LSI charts provide a real-time glimpse of institutional forces driving share prices. These charts create a visible representation of volume's influence on share price change to reveal the underlying supply and demand characteristics of stocks. Investors can directly correlate the movement of share price against institutional activity represented along the LSI line. LSI charts are created by an algorithmic process that analyzes changes in both volume and price to generate the LSI line. Given the rise in activity for Chipotle, it appears that a more favorable institutional environment has returned to the stock.
To be sure, Chipotle continues to face significant headwinds in restoring customer trust and driving traffic back to its stores. Key metrics such as customer frequency and average check size continue to lag in step with the plunge in comp sales since Q4 of 2015. Food costs are also trending at an elevated 34% of total revenue as Chipotle implements food safety measures and wage inflation continues to increase, particularly on the West Coast. Third quarter 2016 results to be released on October 25 will come against a tough comparable from last year coupled with elevated marketing spend, which includes its Chiptopia customer incentive initiative, in an attempt to win back customers.
More positively, however, we are seeing continuing improvement in customer traffic trends in Q3 versus Q2 from our channel checks. Based on our calls, the improvement appeared most prominently at store locations in the Northeast and Midwest. Customer traffic gains were largely incentive driven, implying that the stickiness of higher customer traffic could be a challenge. While average check size continues to lag, increased traffic should translate into higher store revenue, strengthening the probability of Q3 comp declines coming in under 20%. Chipotle will also begin facing easier, post E. coli, comps starting in the fourth quarter. The company's easiest comp will come with results in April as first quarter 2017 earnings come against comp sales that included a 36% swoon in January 2016 alone.
The institutional chart of Chipotle indicates the likelihood now of a more favorable environment for investors over the coming quarters.
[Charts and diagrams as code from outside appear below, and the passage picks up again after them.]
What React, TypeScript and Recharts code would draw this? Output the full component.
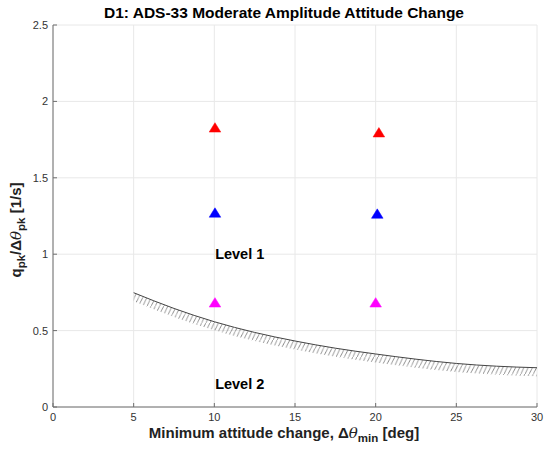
import React from "react";
import {
  ComposedChart,
  XAxis,
  YAxis,
  CartesianGrid,
  Scatter,
  Line,
  Area,
  Customized,
} from "recharts";

const xTicks = [0, 5, 10, 15, 20, 25, 30];
const yTicks = [0, 0.5, 1, 1.5, 2, 2.5];

const boundaryX = [5, 7.5, 10, 12.5, 15, 17.5, 20, 22.5, 25, 27.5, 30];
const boundaryY = [0.748, 0.645, 0.558, 0.488, 0.432, 0.385, 0.347, 0.313, 0.285, 0.267, 0.257];
const hatchDepth = 0.056;

const redPoints = [
  { x: 10.04, y: 1.83 },
  { x: 20.2, y: 1.798 },
];
const bluePoints = [
  { x: 10.04, y: 1.273 },
  { x: 20.1, y: 1.266 },
];
const magentaPoints = [
  { x: 10.04, y: 0.685 },
  { x: 20.0, y: 0.685 },
];
const levelLabels = [
  { x: 10.05, y: 1.0, label: "Level 1" },
  { x: 10.05, y: 0.15, label: "Level 2" },
];

const boundaryData = boundaryX.map((x, i) => ({
  x,
  y: boundaryY[i],
  band: [boundaryY[i] - hatchDepth, boundaryY[i]],
}));

const FONT = "'Liberation Sans', Arial, Helvetica, sans-serif";
const AXIS = "#6e6e6e";
const TICKTXT = "#333333";

const XTick = (props: any) => {
  const { x, y, payload } = props;
  return (
    <g>
      <line x1={x} y1={y} x2={x} y2={y - 4} stroke={AXIS} strokeWidth={1} />
      <text x={x} y={y + 13.5} textAnchor="middle" fontSize={11} fill={TICKTXT} fontFamily={FONT}>
        {payload.value}
      </text>
    </g>
  );
};

const YTick = (props: any) => {
  const { x, y, payload } = props;
  return (
    <g>
      <line x1={x} y1={y} x2={x + 4} y2={y} stroke={AXIS} strokeWidth={1} />
      <text x={x - 5} y={y + 4} textAnchor="end" fontSize={11} fill={TICKTXT} fontFamily={FONT}>
        {payload.value}
      </text>
    </g>
  );
};

const makeTriangle = (color: string) => (props: any) => {
  const { cx, cy } = props;
  const w = 5.8;
  const h = 4.7;
  return (
    <polygon
      points={`${cx},${cy - h} ${cx + w},${cy + h} ${cx - w},${cy + h}`}
      fill={color}
      stroke={color}
      strokeWidth={0.5}
    />
  );
};

const LabelShape = (props: any) => {
  const { cx, cy, payload } = props;
  return (
    <text x={cx} y={cy + 5} fontSize={14.5} fontWeight="bold" fill="#000" fontFamily={FONT}>
      {payload.label}
    </text>
  );
};

const Decorations = () => (
  <g fontFamily={FONT}>
    <defs>
      <pattern id="hatch" patternUnits="userSpaceOnUse" width={4.2} height={8.5}>
        <line x1={0} y1={8.5} x2={4.2} y2={0} stroke="#555" strokeWidth={0.65} />
      </pattern>
    </defs>
    <text x={284} y={18} textAnchor="middle" fontSize={15.5} fontWeight="bold" fill="#000">
      D1: ADS-33 Moderate Amplitude Attitude Change
    </text>
    <text x={284} y={437.5} textAnchor="middle" fontSize={15} fontWeight="bold" fill="#222">
      Minimum attitude change, Δ
      <tspan fontStyle="italic" fontWeight="normal" fontFamily="'DejaVu Serif', serif">θ</tspan>
      <tspan fontSize={11.5} dy={4}>min</tspan>
      <tspan dy={-4}> [deg]</tspan>
    </text>
    <text
      x={21}
      y={230}
      textAnchor="middle"
      fontSize={15}
      fontWeight="bold"
      fill="#222"
      transform="rotate(-90 21 230)"
    >
      q<tspan fontSize={11.5} dy={4}>pk</tspan>
      <tspan dy={-4}>/Δ</tspan>
      <tspan fontStyle="italic" fontWeight="normal" fontFamily="'DejaVu Serif', serif">θ</tspan>
      <tspan fontSize={11.5} dy={4}>pk</tspan>
      <tspan dy={-4}> [1/s]</tspan>
    </text>
  </g>
);

export default function App() {
  return (
    <div style={{ position: "absolute", left: 0, top: 0, width: 544, height: 452, background: "#fff" }}>
      <ComposedChart
        width={544}
        height={452}
        margin={{ top: 25, right: 7, left: 0, bottom: 15 }}
      >
        <Customized component={Decorations} />
        <CartesianGrid stroke="#e8e8e8" strokeWidth={1} />
        <XAxis
          type="number"
          dataKey="x"
          domain={[0, 30]}
          ticks={xTicks}
          interval={0}
          height={30}
          tickSize={0}
          tickMargin={0}
          tickLine={false}
          axisLine={{ stroke: AXIS, strokeWidth: 1 }}
          tick={<XTick />}
          allowDataOverflow
        />
        <YAxis
          type="number"
          dataKey="y"
          domain={[0, 2.5]}
          ticks={yTicks}
          interval={0}
          width={53}
          tickSize={0}
          tickMargin={0}
          tickLine={false}
          axisLine={{ stroke: AXIS, strokeWidth: 1 }}
          tick={<YTick />}
          allowDataOverflow
        />
        <Area
          data={boundaryData}
          dataKey="band"
          type="monotone"
          stroke="none"
          fill="url(#hatch)"
          fillOpacity={1}
          isAnimationActive={false}
          activeDot={false}
          dot={false}
        />
        <Line
          data={boundaryData}
          dataKey="y"
          type="monotone"
          stroke="#444"
          strokeWidth={1}
          dot={false}
          activeDot={false}
          isAnimationActive={false}
        />
        <Scatter data={redPoints} dataKey="y" shape={makeTriangle("#ff0000")} isAnimationActive={false} />
        <Scatter data={bluePoints} dataKey="y" shape={makeTriangle("#0000ff")} isAnimationActive={false} />
        <Scatter data={magentaPoints} dataKey="y" shape={makeTriangle("#ff00ff")} isAnimationActive={false} />
        <Scatter data={levelLabels} dataKey="y" shape={LabelShape} isAnimationActive={false} />
      </ComposedChart>
    </div>
  );
}
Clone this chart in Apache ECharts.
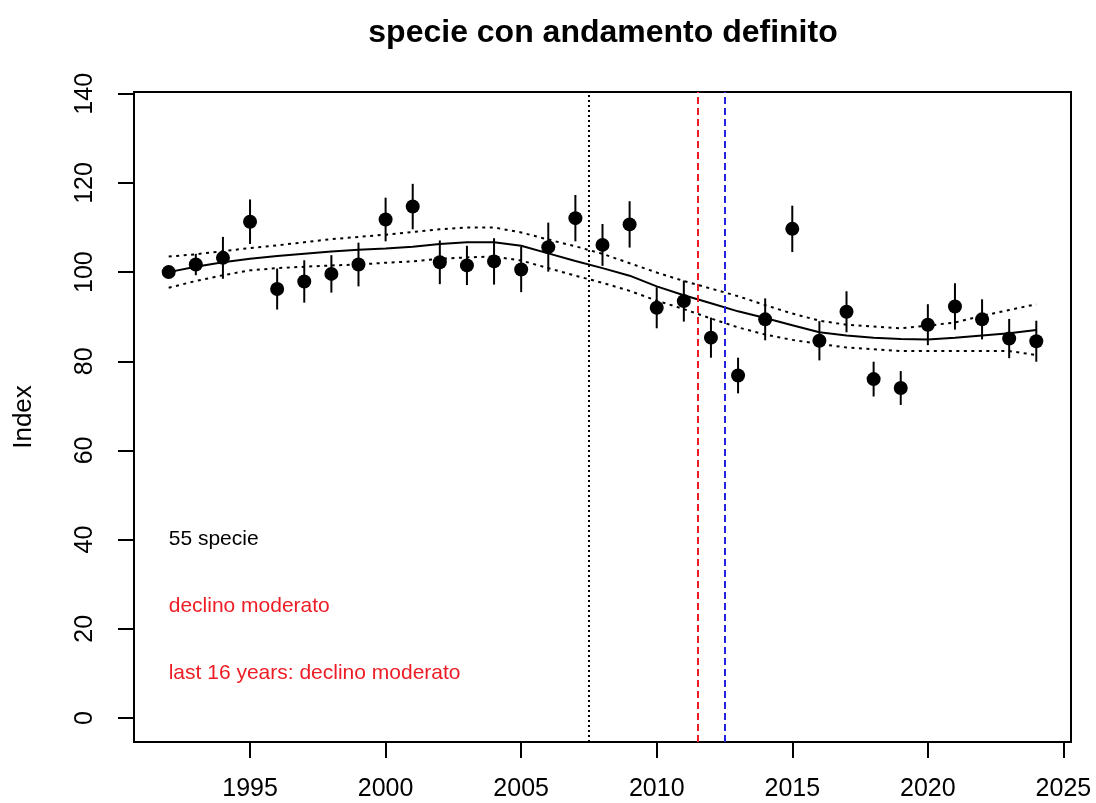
<!DOCTYPE html>
<html>
<head>
<meta charset="utf-8">
<script src="https://cdn.jsdelivr.net/npm/echarts@6/dist/echarts.min.js"></script>
<style>
  html, body { margin: 0; padding: 0; background: #fff; }
  #chart { width: 1096px; height: 803px; }
</style>
</head>
<body>
<div id="chart"></div>
<script>
// Yearly index of the species group (base year 1992 = 100)
const years = [1992, 1993, 1994, 1995, 1996, 1997, 1998, 1999, 2000, 2001, 2002,
  2003, 2004, 2005, 2006, 2007, 2008, 2009, 2010, 2011, 2012, 2013,
  2014, 2015, 2016, 2017, 2018, 2019, 2020, 2021, 2022, 2023, 2024];
const indexValues = [100.0, 101.7, 103.2, 111.3, 96.2, 97.9, 99.6, 101.7, 111.8, 114.7, 102.2,
  101.5, 102.4, 100.6, 105.6, 112.1, 106.1, 110.7, 92.0, 93.5, 85.3, 76.8,
  89.4, 109.7, 84.6, 91.1, 76.0, 74.0, 88.2, 92.3, 89.4, 85.1, 84.5];
// Half-width of the error bar around each yearly index
const indexErr = [0, 2.4, 4.7, 5.0, 4.6, 4.75, 4.2, 4.9, 4.9, 5.1, 4.9,
  4.4, 5.2, 5.1, 5.5, 5.2, 4.7, 5.2, 4.6, 4.6, 4.5, 4.0,
  4.7, 5.2, 4.4, 4.6, 3.9, 3.8, 4.6, 5.2, 4.5, 4.4, 4.6];
// Smoothed trend with its confidence band
const trend = [100.0, 101.2, 102.2, 103.0, 103.6, 104.1, 104.6, 105.0, 105.3, 105.7, 106.3,
  106.7, 106.7, 105.9, 104.2, 102.5, 100.9, 99.2, 96.8, 94.8, 93.0, 91.2,
  89.7, 88.1, 86.5, 85.8, 85.3, 85.0, 84.9, 85.3, 85.8, 86.3, 87.0];
const trendUpper = [103.5, 104.0, 104.7, 105.4, 106.0, 106.7, 107.4, 107.9, 108.4, 109.0, 109.6,
  110.0, 110.0, 108.9, 107.3, 105.8, 104.1, 102.0, 99.9, 98.0, 96.3, 94.6,
  92.6, 90.7, 89.1, 88.2, 87.8, 87.4, 88.0, 88.7, 90.2, 91.5, 92.8];
const trendLower = [96.5, 98.0, 99.3, 100.4, 100.9, 101.2, 101.5, 101.7, 102.1, 102.4, 103.0,
  103.3, 103.5, 102.6, 100.9, 99.2, 97.6, 95.8, 93.6, 91.7, 89.6, 87.6,
  86.0, 84.8, 83.9, 83.1, 82.7, 82.3, 82.3, 82.3, 82.3, 82.3, 81.4];
// Reference years drawn as vertical lines
const refYears = [2007.5, 2011.5, 2012.5];
// Axis ticks
const xTicks = [1995, 2000, 2005, 2010, 2015, 2020, 2025];
const yTicks = [0, 20, 40, 60, 80, 100, 120, 140];
// Notes written inside the plot
const notes = [
  { x: 1992, y: 40, text: '55 specie', color: '#000000' },
  { x: 1992, y: 25, text: 'declino moderato', color: '#ee1c24' },
  { x: 1992, y: 10, text: 'last 16 years: declino moderato', color: '#ee1c24' }
];

const pair = (arr) => years.map((y, i) => [y, arr[i]]);
const FONT = '"Liberation Sans", Arial, sans-serif';

const chart = echarts.init(document.getElementById('chart'), null, { renderer: 'canvas' });

chart.setOption({
  animation: false,
  backgroundColor: '#ffffff',
  title: {
    text: 'specie con andamento definito',
    left: 598,
    textAlign: 'center',
    top: 12,
    textStyle: { fontFamily: FONT, fontWeight: 'bold', fontSize: 32, color: '#000' }
  },
  grid: {
    left: 134, right: 25, top: 92, bottom: 61,
    show: true, borderColor: '#000', borderWidth: 2, backgroundColor: 'transparent'
  },
  xAxis: {
    type: 'value',
    min: 1990.72, max: 2025.28,
    position: 'bottom',
    axisLine: { show: false, onZero: false },
    splitLine: { show: false },
    axisTick: { show: true, inside: false, length: 16, lineStyle: { color: '#000', width: 2 }, customValues: xTicks },
    axisLabel: { show: true, margin: 35, fontFamily: FONT, fontSize: 25, color: '#000', customValues: xTicks,
      formatter: (v) => String(v) }
  },
  yAxis: {
    type: 'value',
    min: -5.4, max: 140.4,
    position: 'left',
    name: 'Index',
    nameLocation: 'middle',
    nameRotate: 90,
    nameGap: 97,
    nameTextStyle: { fontFamily: FONT, fontSize: 26, color: '#000' },
    axisLine: { show: false, onZero: false },
    splitLine: { show: false },
    axisTick: { show: true, inside: false, length: 16, lineStyle: { color: '#000', width: 2 }, customValues: yTicks },
    axisLabel: { show: true, rotate: 90, margin: 36, fontFamily: FONT, fontSize: 25, color: '#000', customValues: yTicks,
      formatter: (v) => String(v) }
  },
  series: [
    {
      name: 'upper', type: 'line', data: pair(trendUpper), symbol: 'none', silent: true,
      lineStyle: { color: '#000', width: 2, type: [3, 4.5] }
    },
    {
      name: 'lower', type: 'line', data: pair(trendLower), symbol: 'none', silent: true,
      lineStyle: { color: '#000', width: 2, type: [3, 4.5] }
    },
    {
      name: 'trend', type: 'line', data: pair(trend), symbol: 'none', silent: true,
      lineStyle: { color: '#000', width: 2 },
      markLine: {
        silent: true, symbol: 'none', label: { show: false },
        data: [
          { xAxis: refYears[0], lineStyle: { color: '#000', width: 2, type: [2, 3] } },
          { xAxis: refYears[1], lineStyle: { color: '#ee1c24', width: 2, type: [7, 4] } },
          { xAxis: refYears[2], lineStyle: { color: '#2323e0', width: 2, type: [7, 4] } }
        ]
      }
    },
    {
      name: 'errorbars', type: 'custom', silent: true,
      data: years.map((y, i) => [y, indexValues[i] - indexErr[i], indexValues[i] + indexErr[i]]),
      renderItem: (params, api) => {
        const lo = api.coord([api.value(0), api.value(1)]);
        const hi = api.coord([api.value(0), api.value(2)]);
        return {
          type: 'line',
          shape: { x1: lo[0], y1: lo[1], x2: hi[0], y2: hi[1] },
          style: { stroke: '#000', lineWidth: 2 }
        };
      },
      z: 3
    },
    {
      name: 'index', type: 'scatter', data: pair(indexValues), symbol: 'circle', symbolSize: 14,
      itemStyle: { color: '#000', opacity: 1 }, silent: true, z: 4
    },
    {
      name: 'notes', type: 'custom', silent: true,
      data: notes.map((n) => [n.x, n.y]),
      renderItem: (params, api) => {
        const p = api.coord([api.value(0), api.value(1)]);
        const n = notes[params.dataIndex];
        return {
          type: 'text',
          x: p[0], y: p[1],
          style: { text: n.text, fill: n.color, font: '21px ' + FONT, textAlign: 'left', textVerticalAlign: 'middle' }
        };
      },
      z: 5
    }
  ]
});
</script>
</body>
</html>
The shift in line trajectory to positive in July reveals the return of institutional buyers and provides the most compelling evidence to-date of investor support for the stock near the $400 level. This institutional buying appears to be based on improving fundamentals as our checks would indicate and that the worst is likely over for Chipotle.
Disclosure: I/we have no positions in any stocks mentioned, and no plans to initiate any positions within the next 72 hours.